I'm confident that I'll leave Canada after my studies. :'(
 
fung510513 said:
I'm searching around some similar cases, I found one that says

"many people who have applied for their PR and then after applied for their student visa and was successful. I also was told that from some who is working in the embassy, that both processes are separate and apart from each other."
"I am passing through the same scenario and I had discussed with some of the experienced professionals about this situation....... You can definitely apply for the visa and you can get it just you have to be confident that you will leave Canada after your studies."
reference: ww-w.canadavisa.com/canada-immigration-discussion-board/applying-for-student-permit-while-waiting-for-permanent-residence-approval-t51236.0.html

Actually my family has already felt hopeless, and we're not planning to appeal again regardless our PR application get rejected again.
I just want to finish my studies here because my grades to transfer to my home country is not really effective.
I'm confident that I'll leave Canada after my studies. :'(

They are both different but they become one and the same if you've been denied PR two times and have overstayed without a status. I hope you understand the difference. That article is for people who are currently awaiting a PR decision assuming they have legal status, which you do not, and haven't been refused before.
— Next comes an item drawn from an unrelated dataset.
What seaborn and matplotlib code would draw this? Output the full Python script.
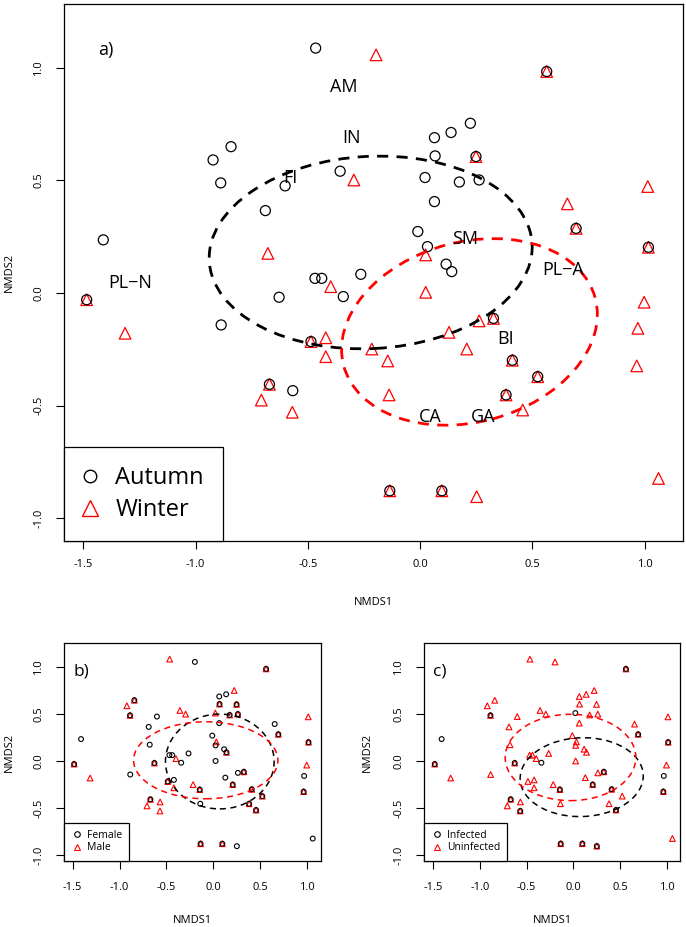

Also, you may be confident that you will leave Canada, but the person looking at your file may not share your confidence. Infact considering you've over stayed and been denied PR two times and still not left, its pretty safe to assume that you have no intention of leaving.
 
I have to agree. If your program is available online with any universities, call CIC and ask about online classes. They told me I didn't need a study permit for online courses.

I'm afraid you don't have much chance of getting any temporary status (visitor, worker, or student) in your current situation until you've successfully established ties to your home country, probably the in excess of several years.
 
Josh21 said:
They are both different but they become one and the same if you've been denied PR two times and have overstayed without a status. I hope you understand the difference. That article is for people who are currently awaiting a PR decision assuming they have legal status, which you do not, and haven't been refused before.

Also, you may be confident that you will leave Canada, but the person looking at your file may not share your confidence. Infact considering you've over stayed and been denied PR two times and still not left, its pretty safe to assume that you have no intention of leaving.
Actually I have only been denied PR application once and never overstayed.
I did make twice extension for my visitor status with reason of immigrant appealing and both had been approved.
 
fung510513 said:
Actually I have only been denied PR application once and never overstayed.
I did make twice extension for my visitor status with reason of immigrant appealing and both had been approved.

You're currently living as a status-less individual which is by definition the meaning of over staying.

You have one refusal and a half completed appeal after that so I just counted it as two attempts. Regardless, one or two doesn't make much of a difference, it just matters if you have been refused at all, which you have.
 
Will your visitor visa expire this coming August? Or did it expire last August? If it expired last August then you are an overstay.